Related Works: The paper lacks a comprehensive discussion and comparison with similar backdoor forensics frameworks, such as [4]. Including these would situate FoundationForensics more clearly within the existing body of research.
Adaptive Attacks: The framework does not explore potential adaptive attack scenarios. For example, how would FoundationForensics perform if a model contained multiple backdoors? Is it assumed that defenders would possess samples corresponding to each backdoor trigger?

Reference

[1] Schuhmann, Christoph, et al. "Laion-400m: Open dataset of clip-filtered 400 million image-text pairs." arXiv preprint arXiv:2111.02114 (2021).

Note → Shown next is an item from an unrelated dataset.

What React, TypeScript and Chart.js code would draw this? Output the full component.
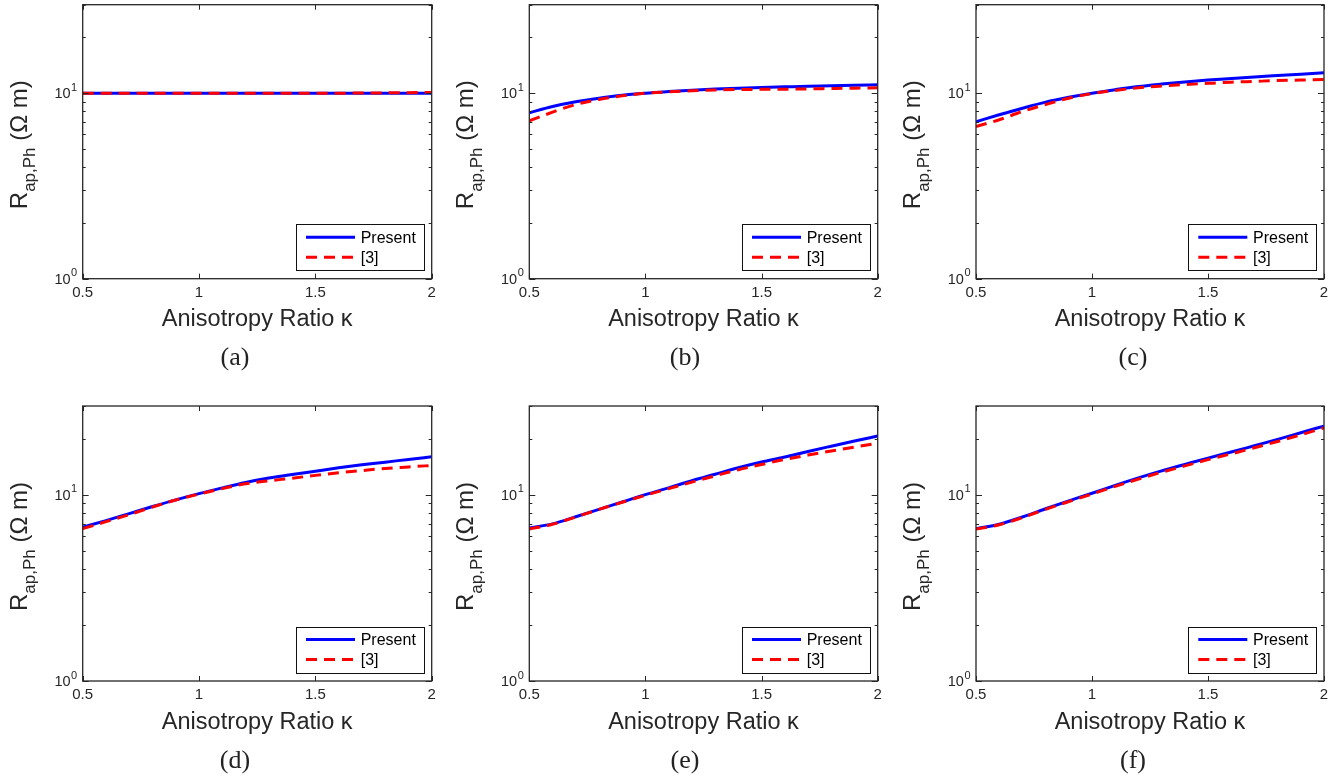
import React, { useEffect, useRef } from 'react';
import { Chart, registerables } from 'chart.js';

Chart.register(...registerables);

// ---------- data ----------
const kappa = [0.5, 0.6, 0.7, 0.8, 0.9, 1.0, 1.1, 1.2, 1.3, 1.4, 1.5, 1.6, 1.7, 1.8, 1.9, 2.0];

const presentA = [10, 10, 10, 10, 10, 10, 10, 10, 10, 10, 10, 10, 10, 10, 10, 10];
const refA = [10, 10, 10, 10, 10, 10, 10, 10, 10, 10, 10, 10, 10.02, 10.04, 10.07, 10.1];

const presentB = [7.85, 8.48, 8.99, 9.4, 9.75, 10.0, 10.2, 10.38, 10.52, 10.64, 10.74, 10.82, 10.9, 10.96, 11.03, 11.09];
const refB = [7.1, 7.9, 8.69, 9.25, 9.68, 10.0, 10.17, 10.3, 10.4, 10.47, 10.49, 10.51, 10.55, 10.6, 10.65, 10.69];

const presentC = [7.02, 7.65, 8.3, 8.95, 9.5, 10.0, 10.45, 10.87, 11.2, 11.5, 11.77, 12.0, 12.23, 12.45, 12.67, 12.88];
const refC = [6.62, 7.19, 7.97, 8.69, 9.4, 9.95, 10.35, 10.69, 10.93, 11.13, 11.3, 11.46, 11.58, 11.7, 11.78, 11.85];

const presentD = [6.7, 7.27, 7.93, 8.65, 9.4, 10.15, 10.9, 11.65, 12.3, 12.86, 13.4, 13.97, 14.5, 14.98, 15.5, 16.0];
const refD = [6.58, 7.18, 7.83, 8.6, 9.38, 10.1, 10.8, 11.46, 11.9, 12.28, 12.72, 13.13, 13.5, 13.86, 14.12, 14.38];

const presentE = [6.64, 6.98, 7.62, 8.36, 9.15, 10.03, 10.9, 11.9, 12.9, 13.98, 15.0, 15.95, 17.1, 18.25, 19.45, 20.7];
const refE = [6.55, 6.95, 7.6, 8.35, 9.12, 9.95, 10.8, 11.7, 12.65, 13.65, 14.55, 15.5, 16.35, 17.2, 18.05, 18.9];

const presentF = [6.58, 6.95, 7.6, 8.42, 9.28, 10.2, 11.25, 12.34, 13.45, 14.56, 15.75, 16.97, 18.35, 19.85, 21.55, 23.4];
const refF = [6.55, 6.9, 7.55, 8.36, 9.2, 10.1, 11.1, 12.15, 13.22, 14.3, 15.45, 16.6, 17.9, 19.35, 21.0, 22.9];

const xTickValues = [0.5, 1, 1.5, 2];
const xTickLabels = ['0.5', '1', '1.5', '2'];
const yMajorTicks = [1, 10];
const yMajorBase = ['10', '10'];
const yMajorExp = ['0', '1'];
const yMinorTicks = [2, 3, 4, 5, 6, 7, 8, 9, 20, 30];
const legendLabels = ['Present', '[3]'];
const captions = ['(a)', '(b)', '(c)', '(d)', '(e)', '(f)'];
const presentSeries = [presentA, presentB, presentC, presentD, presentE, presentF];
const refSeries = [refA, refB, refC, refD, refE, refF];
const xTitle = 'Anisotropy Ratio κ';

// ---------- layout & style ----------
const SANS = "'Liberation Sans', Arial, Helvetica, sans-serif";
const AXIS = '#262626';
const BLUE = '#0000ff';
const RED = '#ff0000';

// chart area boxes (left, right, top, bottom) and caption centers
const panels = [
  { L: 82.7, R: 431.7, T: 4.7, B: 278.7, capX: 235, capY: 357 },
  { L: 529.3, R: 877.7, T: 4.7, B: 278.7, capX: 685, capY: 357 },
  { L: 976, R: 1324, T: 4.7, B: 278.7, capX: 1133, capY: 357 },
  { L: 82.7, R: 431.7, T: 406, B: 681, capX: 235, capY: 760 },
  { L: 529.3, R: 877.7, T: 406, B: 681, capX: 685, capY: 760 },
  { L: 976, R: 1324, T: 406, B: 681, capX: 1133, capY: 760 },
];

const Y_AXIS_W = 30;
const X_AXIS_H = 60;
const LEFT_EXTRA = 84;
const RIGHT_EXTRA = 12;
const TOP_EXTRA = 4;
const BOTTOM_EXTRA = 66;

const matlabPlugin = {
  id: 'matlabLook',
  afterDatasetsDraw(chart: any) {
    const { ctx, chartArea: ca, scales } = chart;
    const xs = scales.x;
    const ys = scales.y;
    ctx.save();
    // axes box
    ctx.strokeStyle = AXIS;
    ctx.lineWidth = 1.3;
    ctx.strokeRect(ca.left, ca.top, ca.right - ca.left, ca.bottom - ca.top);
    // x ticks (inward, top and bottom)
    ctx.lineWidth = 1;
    ctx.beginPath();
    xTickValues.forEach((v) => {
      const px = Math.round(xs.getPixelForValue(v)) + 0.5;
      ctx.moveTo(px, ca.bottom);
      ctx.lineTo(px, ca.bottom - 5);
      ctx.moveTo(px, ca.top);
      ctx.lineTo(px, ca.top + 5);
    });
    // y major ticks
    yMajorTicks.forEach((v) => {
      const py = Math.round(ys.getPixelForValue(v)) + 0.5;
      ctx.moveTo(ca.left, py);
      ctx.lineTo(ca.left + 6, py);
      ctx.moveTo(ca.right, py);
      ctx.lineTo(ca.right - 6, py);
    });
    // y minor ticks
    yMinorTicks.forEach((v) => {
      const py = Math.round(ys.getPixelForValue(v)) + 0.5;
      ctx.moveTo(ca.left, py);
      ctx.lineTo(ca.left + 3, py);
      ctx.moveTo(ca.right, py);
      ctx.lineTo(ca.right - 3, py);
    });
    ctx.stroke();

    // legend box
    const bw = 127.6;
    const bh = 45.7;
    const bx = ca.right - 8.4 - bw;
    const by = ca.bottom - 8.7 - bh;
    ctx.fillStyle = '#ffffff';
    ctx.fillRect(bx, by, bw, bh);
    ctx.strokeStyle = '#111111';
    ctx.lineWidth = 1;
    ctx.strokeRect(Math.round(bx) + 0.5, Math.round(by) + 0.5, Math.round(bw), Math.round(bh));
    const dsets = chart.data.datasets;
    const order = [0, 1];
    order.forEach((i, row) => {
      const ds = dsets[i];
      const ry = by + 13 + row * 20;
      ctx.beginPath();
      ctx.strokeStyle = ds.borderColor;
      ctx.lineWidth = ds.borderWidth;
      ctx.setLineDash(ds.borderDash || []);
      ctx.moveTo(bx + 10.3, ry);
      ctx.lineTo(bx + 59.3, ry);
      ctx.stroke();
      ctx.setLineDash([]);
      ctx.fillStyle = '#000000';
      ctx.font = `16px ${SANS}`;
      ctx.textBaseline = 'middle';
      ctx.textAlign = 'left';
      ctx.fillText(ds.label, bx + 65, ry + 1);
    });
    ctx.restore();
  },
  afterDraw(chart: any) {
    const { ctx, chartArea: ca, scales } = chart;
    const ys = scales.y;
    ctx.save();
    ctx.fillStyle = AXIS;
    // y tick labels 10^n
    yMajorTicks.forEach((v, i) => {
      const py = ys.getPixelForValue(v);
      ctx.font = `11px ${SANS}`;
      ctx.textAlign = 'right';
      ctx.textBaseline = 'alphabetic';
      const supRight = ca.left - 5.5;
      const supW = ctx.measureText(yMajorExp[i]).width;
      ctx.fillText(yMajorExp[i], supRight, py - 2.5);
      ctx.font = `14.5px ${SANS}`;
      ctx.textBaseline = 'middle';
      ctx.fillText(yMajorBase[i], supRight - supW - 0.5, py + 1);
    });
    // y axis title with subscript
    const main1 = 'R';
    const sub = 'ap,Ph';
    const main2 = ' (Ω m)';
    ctx.font = `24px ${SANS}`;
    const w1 = ctx.measureText(main1).width;
    const w3 = ctx.measureText(main2).width;
    ctx.font = `17px ${SANS}`;
    const w2 = ctx.measureText(sub).width;
    const total = w1 + w2 + w3;
    const cx = ca.left - 56;
    const cy = (ca.top + ca.bottom) / 2 + 3;
    ctx.translate(cx, cy);
    ctx.rotate(-Math.PI / 2);
    ctx.textAlign = 'left';
    ctx.textBaseline = 'alphabetic';
    ctx.fillStyle = AXIS;
    const sx = -total / 2;
    ctx.font = `24px ${SANS}`;
    ctx.fillText(main1, sx, 0);
    ctx.font = `17px ${SANS}`;
    ctx.fillText(sub, sx + w1, 8.5);
    ctx.font = `24px ${SANS}`;
    ctx.fillText(main2, sx + w1 + w2, 0);
    ctx.restore();
  },
};

function Panel({ idx }: { idx: number }) {
  const ref = useRef<HTMLCanvasElement | null>(null);
  const p = panels[idx];
  const canvasLeft = Math.floor(p.L) - LEFT_EXTRA;
  const canvasTop = Math.max(0, Math.floor(p.T) - TOP_EXTRA);
  const canvasW = Math.ceil(p.R) + RIGHT_EXTRA - canvasLeft;
  const canvasH = Math.ceil(p.B) + BOTTOM_EXTRA - canvasTop;

  useEffect(() => {
    const canvas = ref.current;
    if (!canvas) return;
    const padLeft = p.L - canvasLeft - Y_AXIS_W;
    const padRight = canvasLeft + canvasW - p.R;
    const padTop = p.T - canvasTop;
    const padBottom = canvasTop + canvasH - p.B - X_AXIS_H;
    const chart = new Chart(canvas, {
      type: 'line',
      data: {
        datasets: [
          {
            label: legendLabels[0],
            data: kappa.map((k, i) => ({ x: k, y: presentSeries[idx][i] })),
            borderColor: BLUE,
            backgroundColor: BLUE,
            borderWidth: 3,
            pointRadius: 0,
            cubicInterpolationMode: 'monotone',
            fill: false,
            order: 1,
          },
          {
            label: legendLabels[1],
            data: kappa.map((k, i) => ({ x: k, y: refSeries[idx][i] })),
            borderColor: RED,
            backgroundColor: RED,
            borderWidth: 3,
            borderDash: [11, 7],
            pointRadius: 0,
            cubicInterpolationMode: 'monotone',
            fill: false,
            order: 0,
          },
        ],
      },
      options: {
        animation: false,
        responsive: false,
        devicePixelRatio: 1,
        events: [],
        layout: { padding: { left: padLeft, right: padRight, top: padTop, bottom: padBottom } },
        plugins: { legend: { display: false }, tooltip: { enabled: false }, title: { display: false } },
        scales: {
          x: {
            type: 'linear',
            min: 0.5,
            max: 2,
            grid: { display: false, drawTicks: false },
            border: { display: false },
            ticks: {
              stepSize: 0.5,
              autoSkip: false,
              maxRotation: 0,
              padding: 5,
              color: AXIS,
              font: { family: SANS, size: 15 },
              callback: (v: any) => {
                const i = xTickValues.indexOf(Number(v));
                return i >= 0 ? xTickLabels[i] : '';
              },
            },
            title: {
              display: true,
              text: xTitle,
              color: AXIS,
              font: { family: SANS, size: 23.5 },
              padding: { top: 0, bottom: 4.6 },
            },
            afterFit: (s: any) => {
              s.height = X_AXIS_H;
            },
          },
          y: {
            type: 'logarithmic',
            min: 1,
            max: 30,
            grid: { display: false, drawTicks: false },
            border: { display: false },
            ticks: { display: false },
            afterFit: (s: any) => {
              s.width = Y_AXIS_W;
            },
          },
        },
      } as any,
      plugins: [matlabPlugin],
    });
    return () => chart.destroy();
  }, [idx]);

  return (
    <>
      <canvas
        ref={ref}
        width={canvasW}
        height={canvasH}
        style={{ position: 'absolute', left: canvasLeft, top: canvasTop, width: canvasW, height: canvasH }}
      />
      <div
        style={{
          position: 'absolute',
          left: p.capX - 40,
          top: p.capY - 16,
          width: 80,
          height: 32,
          lineHeight: '32px',
          textAlign: 'center',
          fontFamily: "'Liberation Serif', 'DejaVu Serif', serif",
          fontSize: 26,
          color: '#222',
        }}
      >
        {captions[idx]}
      </div>
    </>
  );
}

export default function App() {
  return (
    <div
      style={{
        position: 'fixed',
        left: 0,
        top: 0,
        width: 1342,
        height: 782,
        background: '#ffffff',
        overflow: 'hidden',
      }}
    >
      {panels.map((_, i) => (
        <Panel key={i} idx={i} />
      ))}
    </div>
  );
}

[2] Gadre, Samir Yitzhak, et al. "Datacomp: In search of the next generation of multimodal datasets." Advances in Neural Information Processing Systems 36 (2024).

[3] Li, Yige, et al. "Anti-backdoor learning: Training clean models on poisoned data." Advances in Neural Information Processing Systems 34 (2021): 14900-14912.

[4] Cheng, Siyuan, et al. "Beagle: Forensics of deep learning backdoor attack for better defense." arXiv preprint arXiv:2301.06241 (2023).

撤稿通知

2024-11-15

I have read and agree with the venue's withdrawal policy on behalf of myself and my co-authors.